Nor is it only the Left that undermines us. We have been betrayed on all sides by Quislings enriching themselves by colluding with multinational corporations and supranational organisations trending towards centralised global control. If they succeed, we shall find that absolute power, as Baron Acton said, corrupts absolutely, and that “RULERS”, as Coleridge said, “are as bad as they dare to be”.

How quickly politicians will shake off the common people who give them legitimacy! A touchstone for this misbehaviour is the German Foreign Minister Annalena Baerbock’s arrogant dismissal of democracy when she said she would stand with Ukraine “no matter what my German voters think“. It is especially ironic that she was not voted into the Bundestag personally, but simply through leading the Green Party under Germany’s proportional representation setup.
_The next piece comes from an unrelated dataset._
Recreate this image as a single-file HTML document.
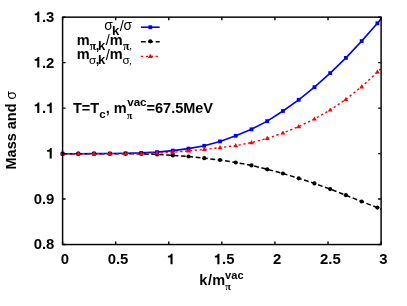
<!DOCTYPE html>
<html><head><meta charset="utf-8"><style>
html,body{margin:0;padding:0;background:#fff;}
svg{display:block;will-change:transform;}
text{font-family:"Liberation Sans",sans-serif;font-weight:bold;font-size:14.5px;fill:#000;}
.r{font-weight:normal;}
.e{font-family:"Liberation Serif",serif;font-weight:normal;}
.eb{font-family:"Liberation Serif",serif;font-weight:bold;}
.s{font-size:11.6px;}
</style></head><body>
<svg width="407" height="306" viewBox="0 0 407 306">
<rect width="407" height="306" fill="#fff"/>
<defs><clipPath id="c"><rect x="62.6" y="17.15" width="318.5" height="227.4"/></clipPath></defs>
<g clip-path="url(#c)"><polyline points="62.60,153.70 78.34,153.70 94.08,153.65 109.82,153.50 125.56,153.30 141.30,152.90 157.04,152.10 172.78,150.60 188.52,148.60 204.26,145.80 220.00,141.40 235.74,135.80 251.48,129.30 267.22,121.10 282.96,111.00 298.70,99.80 314.44,87.20 330.18,73.10 345.92,57.90 361.66,41.10 377.40,23.30 393.14,4.08" fill="none" stroke="#0000ff" stroke-width="1.6" stroke-linejoin="round"/></g>
<rect x="60.70" y="151.80" width="3.8" height="3.8" fill="#0000ff"/>
<rect x="76.44" y="151.80" width="3.8" height="3.8" fill="#0000ff"/>
<rect x="92.18" y="151.75" width="3.8" height="3.8" fill="#0000ff"/>
<rect x="107.92" y="151.60" width="3.8" height="3.8" fill="#0000ff"/>
<rect x="123.66" y="151.40" width="3.8" height="3.8" fill="#0000ff"/>
<rect x="139.40" y="151.00" width="3.8" height="3.8" fill="#0000ff"/>
<rect x="155.14" y="150.20" width="3.8" height="3.8" fill="#0000ff"/>
<rect x="170.88" y="148.70" width="3.8" height="3.8" fill="#0000ff"/>
<rect x="186.62" y="146.70" width="3.8" height="3.8" fill="#0000ff"/>
<rect x="202.36" y="143.90" width="3.8" height="3.8" fill="#0000ff"/>
<rect x="218.10" y="139.50" width="3.8" height="3.8" fill="#0000ff"/>
<rect x="233.84" y="133.90" width="3.8" height="3.8" fill="#0000ff"/>
<rect x="249.58" y="127.40" width="3.8" height="3.8" fill="#0000ff"/>
<rect x="265.32" y="119.20" width="3.8" height="3.8" fill="#0000ff"/>
<rect x="281.06" y="109.10" width="3.8" height="3.8" fill="#0000ff"/>
<rect x="296.80" y="97.90" width="3.8" height="3.8" fill="#0000ff"/>
<rect x="312.54" y="85.30" width="3.8" height="3.8" fill="#0000ff"/>
<rect x="328.28" y="71.20" width="3.8" height="3.8" fill="#0000ff"/>
<rect x="344.02" y="56.00" width="3.8" height="3.8" fill="#0000ff"/>
<rect x="359.76" y="39.20" width="3.8" height="3.8" fill="#0000ff"/>
<rect x="375.50" y="21.40" width="3.8" height="3.8" fill="#0000ff"/>
<g clip-path="url(#c)"><polyline points="62.60,153.70 78.34,153.70 94.08,153.70 109.82,153.75 125.56,153.80 141.30,153.90 157.04,154.40 172.78,155.40 188.52,156.50 204.26,158.20 220.00,160.00 235.74,162.50 251.48,165.40 267.22,169.30 282.96,173.50 298.70,178.30 314.44,183.40 330.18,189.10 345.92,195.20 361.66,201.50 377.40,207.60 393.14,214.19" fill="none" stroke="#000" stroke-width="1.5" stroke-dasharray="4.8 2.6"/></g>
<circle cx="62.60" cy="153.70" r="2.1" fill="#000"/>
<circle cx="78.34" cy="153.70" r="2.1" fill="#000"/>
<circle cx="94.08" cy="153.70" r="2.1" fill="#000"/>
<circle cx="109.82" cy="153.75" r="2.1" fill="#000"/>
<circle cx="125.56" cy="153.80" r="2.1" fill="#000"/>
<circle cx="141.30" cy="153.90" r="2.1" fill="#000"/>
<circle cx="157.04" cy="154.40" r="2.1" fill="#000"/>
<circle cx="172.78" cy="155.40" r="2.1" fill="#000"/>
<circle cx="188.52" cy="156.50" r="2.1" fill="#000"/>
<circle cx="204.26" cy="158.20" r="2.1" fill="#000"/>
<circle cx="220.00" cy="160.00" r="2.1" fill="#000"/>
<circle cx="235.74" cy="162.50" r="2.1" fill="#000"/>
<circle cx="251.48" cy="165.40" r="2.1" fill="#000"/>
<circle cx="267.22" cy="169.30" r="2.1" fill="#000"/>
<circle cx="282.96" cy="173.50" r="2.1" fill="#000"/>
<circle cx="298.70" cy="178.30" r="2.1" fill="#000"/>
<circle cx="314.44" cy="183.40" r="2.1" fill="#000"/>
<circle cx="330.18" cy="189.10" r="2.1" fill="#000"/>
<circle cx="345.92" cy="195.20" r="2.1" fill="#000"/>
<circle cx="361.66" cy="201.50" r="2.1" fill="#000"/>
<circle cx="377.40" cy="207.60" r="2.1" fill="#000"/>
<g clip-path="url(#c)"><polyline points="62.60,153.70 78.34,153.70 94.08,153.70 109.82,153.70 125.56,153.60 141.30,153.50 157.04,153.10 172.78,152.30 188.52,150.90 204.26,149.40 220.00,147.70 235.74,145.60 251.48,142.60 267.22,138.40 282.96,133.00 298.70,126.60 314.44,119.00 330.18,110.00 345.92,99.30 361.66,86.80 377.40,72.00 393.14,56.02" fill="none" stroke="#ff0000" stroke-width="1.4" stroke-dasharray="2.3 2.6"/></g>
<path d="M60.20 155.30L65.00 155.30L62.60 151.10Z" fill="#ff0000"/>
<path d="M75.94 155.30L80.74 155.30L78.34 151.10Z" fill="#ff0000"/>
<path d="M91.68 155.30L96.48 155.30L94.08 151.10Z" fill="#ff0000"/>
<path d="M107.42 155.30L112.22 155.30L109.82 151.10Z" fill="#ff0000"/>
<path d="M123.16 155.20L127.96 155.20L125.56 151.00Z" fill="#ff0000"/>
<path d="M138.90 155.10L143.70 155.10L141.30 150.90Z" fill="#ff0000"/>
<path d="M154.64 154.70L159.44 154.70L157.04 150.50Z" fill="#ff0000"/>
<path d="M170.38 153.90L175.18 153.90L172.78 149.70Z" fill="#ff0000"/>
<path d="M186.12 152.50L190.92 152.50L188.52 148.30Z" fill="#ff0000"/>
<path d="M201.86 151.00L206.66 151.00L204.26 146.80Z" fill="#ff0000"/>
<path d="M217.60 149.30L222.40 149.30L220.00 145.10Z" fill="#ff0000"/>
<path d="M233.34 147.20L238.14 147.20L235.74 143.00Z" fill="#ff0000"/>
<path d="M249.08 144.20L253.88 144.20L251.48 140.00Z" fill="#ff0000"/>
<path d="M264.82 140.00L269.62 140.00L267.22 135.80Z" fill="#ff0000"/>
<path d="M280.56 134.60L285.36 134.60L282.96 130.40Z" fill="#ff0000"/>
<path d="M296.30 128.20L301.10 128.20L298.70 124.00Z" fill="#ff0000"/>
<path d="M312.04 120.60L316.84 120.60L314.44 116.40Z" fill="#ff0000"/>
<path d="M327.78 111.60L332.58 111.60L330.18 107.40Z" fill="#ff0000"/>
<path d="M343.52 100.90L348.32 100.90L345.92 96.70Z" fill="#ff0000"/>
<path d="M359.26 88.40L364.06 88.40L361.66 84.20Z" fill="#ff0000"/>
<path d="M375.00 73.60L379.80 73.60L377.40 69.40Z" fill="#ff0000"/>
<g stroke="#000" stroke-width="1.4" fill="none">
<path d="M62.60 244.55v-3.0M62.60 17.15v3.0"/>
<path d="M115.68 244.55v-3.0M115.68 17.15v3.0"/>
<path d="M168.77 244.55v-3.0M168.77 17.15v3.0"/>
<path d="M221.85 244.55v-3.0M221.85 17.15v3.0"/>
<path d="M274.93 244.55v-3.0M274.93 17.15v3.0"/>
<path d="M328.02 244.55v-3.0M328.02 17.15v3.0"/>
<path d="M381.10 244.55v-3.0M381.10 17.15v3.0"/>
<path d="M62.6 244.55h3.0M381.1 244.55h-3.0"/>
<path d="M62.6 199.07h3.0M381.1 199.07h-3.0"/>
<path d="M62.6 153.59h3.0M381.1 153.59h-3.0"/>
<path d="M62.6 108.11h3.0M381.1 108.11h-3.0"/>
<path d="M62.6 62.63h3.0M381.1 62.63h-3.0"/>
<path d="M62.6 17.15h3.0M381.1 17.15h-3.0"/>
</g>
<rect x="62.6" y="17.15" width="318.50" height="227.40" fill="none" stroke="#000" stroke-width="1.45"/>
<text x="60.76" y="264.30" style="font-size:14.9px">0</text>
<text x="107.63" y="264.30" style="font-size:14.9px">0</text><text x="115.91" y="264.30" style="font-size:14.9px">.</text><text x="120.05" y="264.30" style="font-size:14.9px">5</text>
<path d="M170.47 264.30L172.56 264.30L172.56 253.72L170.92 253.72C170.68 255.03 169.64 255.78 167.95 255.87L167.95 257.48L170.47 257.48Z" fill="#000"/>
<path d="M217.34 264.30L219.43 264.30L219.43 253.72L217.79 253.72C217.55 255.03 216.51 255.78 214.82 255.87L214.82 257.48L217.34 257.48Z" fill="#000"/><text x="222.08" y="264.30" style="font-size:14.9px">.</text><text x="226.22" y="264.30" style="font-size:14.9px">5</text>
<text x="273.09" y="264.30" style="font-size:14.9px">2</text>
<text x="319.96" y="264.30" style="font-size:14.9px">2</text><text x="328.25" y="264.30" style="font-size:14.9px">.</text><text x="332.39" y="264.30" style="font-size:14.9px">5</text>
<text x="379.26" y="264.30" style="font-size:14.9px">3</text>
<text x="33.69" y="249.45" style="font-size:14.9px">0</text><text x="41.97" y="249.45" style="font-size:14.9px">.</text><text x="46.11" y="249.45" style="font-size:14.9px">8</text>
<text x="33.69" y="203.97" style="font-size:14.9px">0</text><text x="41.97" y="203.97" style="font-size:14.9px">.</text><text x="46.11" y="203.97" style="font-size:14.9px">9</text>
<path d="M49.66 158.49L51.75 158.49L51.75 147.91L50.11 147.91C49.87 149.22 48.83 149.97 47.14 150.06L47.14 151.67L49.66 151.67Z" fill="#000"/>
<path d="M37.23 113.01L39.32 113.01L39.32 102.43L37.68 102.43C37.44 103.74 36.40 104.49 34.72 104.58L34.72 106.19L37.23 106.19Z" fill="#000"/><text x="41.97" y="113.01" style="font-size:14.9px">.</text><path d="M49.66 113.01L51.75 113.01L51.75 102.43L50.11 102.43C49.87 103.74 48.83 104.49 47.14 104.58L47.14 106.19L49.66 106.19Z" fill="#000"/>
<path d="M37.23 67.53L39.32 67.53L39.32 56.95L37.68 56.95C37.44 58.26 36.40 59.01 34.72 59.10L34.72 60.71L37.23 60.71Z" fill="#000"/><text x="41.97" y="67.53" style="font-size:14.9px">.</text><text x="46.11" y="67.53" style="font-size:14.9px">2</text>
<path d="M37.23 22.05L39.32 22.05L39.32 11.47L37.68 11.47C37.44 12.78 36.40 13.53 34.72 13.62L34.72 15.23L37.23 15.23Z" fill="#000"/><text x="41.97" y="22.05" style="font-size:14.9px">.</text><text x="46.11" y="22.05" style="font-size:14.9px">3</text>
<text x="104.32" y="30.40" style="font-size:13.8px" class="r">σ</text>
<text x="112.09" y="35.10" style="font-size:13.0px">k</text>
<text x="119.80" y="30.90" style="font-size:14.5px" class="r">/</text>
<text x="123.42" y="30.40" style="font-size:13.8px" class="r">σ</text>
<text x="76.84" y="44.80" style="font-size:14.5px">m</text>
<text x="89.85" y="49.50" style="font-size:11.6px" class="eb">π</text>
<text x="95.72" y="49.50" style="font-size:13.0px">,</text>
<text x="97.99" y="49.50" style="font-size:13.0px">k</text>
<text x="105.80" y="45.40" style="font-size:14.5px" class="r">/</text>
<text x="109.74" y="44.80" style="font-size:14.5px">m</text>
<text x="123.05" y="49.50" style="font-size:11.6px" class="eb">π</text>
<text x="129.20" y="49.30" style="font-size:10.5px" class="e">,</text>
<text x="76.84" y="59.20" style="font-size:14.5px">m</text>
<text x="89.10" y="63.90" style="font-size:11.8px" class="r">σ</text>
<text x="95.72" y="63.90" style="font-size:13.0px">,</text>
<text x="97.99" y="63.90" style="font-size:13.0px">k</text>
<text x="105.80" y="59.80" style="font-size:14.5px" class="r">/</text>
<text x="109.74" y="59.20" style="font-size:14.5px">m</text>
<text x="122.40" y="63.90" style="font-size:11.8px" class="r">σ</text>
<text x="129.20" y="63.70" style="font-size:10.5px" class="e">,</text>
<path d="M140.9 27.2H159.7" stroke="#0000ff" stroke-width="1.6"/>
<rect x="148.4" y="25.3" width="3.8" height="3.8" fill="#0000ff"/>
<path d="M140.9 41.7H159.7" stroke="#000" stroke-width="1.5" stroke-dasharray="4.8 2.6"/>
<circle cx="150.3" cy="41.3" r="2.1" fill="#000"/>
<path d="M140.9 56.4H159.7" stroke="#ff0000" stroke-width="1.4" stroke-dasharray="2.3 2.6"/>
<path d="M147.90 58.00L152.70 58.00L150.30 53.80Z" fill="#ff0000"/>
<!-- annotation -->
<text x="73.0" y="113.2">T=T<tspan class="s" dy="4.5">c</tspan><tspan dy="-4.5">, m</tspan><tspan class="s" dy="-7.4" dx="0.6">vac</tspan><tspan dy="7.4">=67.5MeV</tspan></text>
<text x="126.8" y="118.8" class="eb" style="font-size:10.2px">π</text>
<!-- xlabel -->
<text x="199.2" y="285.2">k<tspan dx="0.7">/</tspan><tspan dx="0.3">m</tspan><tspan style="font-size:11.1px" dy="-6.45" dx="-0.1">vac</tspan></text>
<text x="225.3" y="290.3" class="eb" style="font-size:10.2px">π</text>
<!-- ylabel -->
<text transform="translate(15.5 130.2) rotate(-90)" text-anchor="middle">Mass and <tspan class="r" style="font-size:13.8px">σ</tspan></text>
</svg>
</body></html>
Our own system is still imperfect, and has flaws that can be exploited by the ruthless to turn it into a self-destroying machine. When in 1780 John Dunning moved that “the influence of the Crown has increased, is increasing, and ought to be diminished”, it was not anticipated that the office of the Prime Minister might become a tyranny, using the monarch’s Royal Prerogative; yet (for example) almost the first act of Blair’s New Labour Government was to politicise the Civil Service in a Privy Council meeting. The comprehensive damage to our constitution had been planned in advance like a bank raid.

In 1789, Thomas Jefferson mooted a periodic constitutional convention so that the living citizens of the United States could re-determine how they governed themselves. If we British value our freedom, then we must find some way to do the same; it cannot be left to a crypto-Communist cabal ruling us on the basis of a freakish electoral result that has already lost a significant portion of its tiny minority of supporters after less than four months.


Reposted from Wolves of Westminster.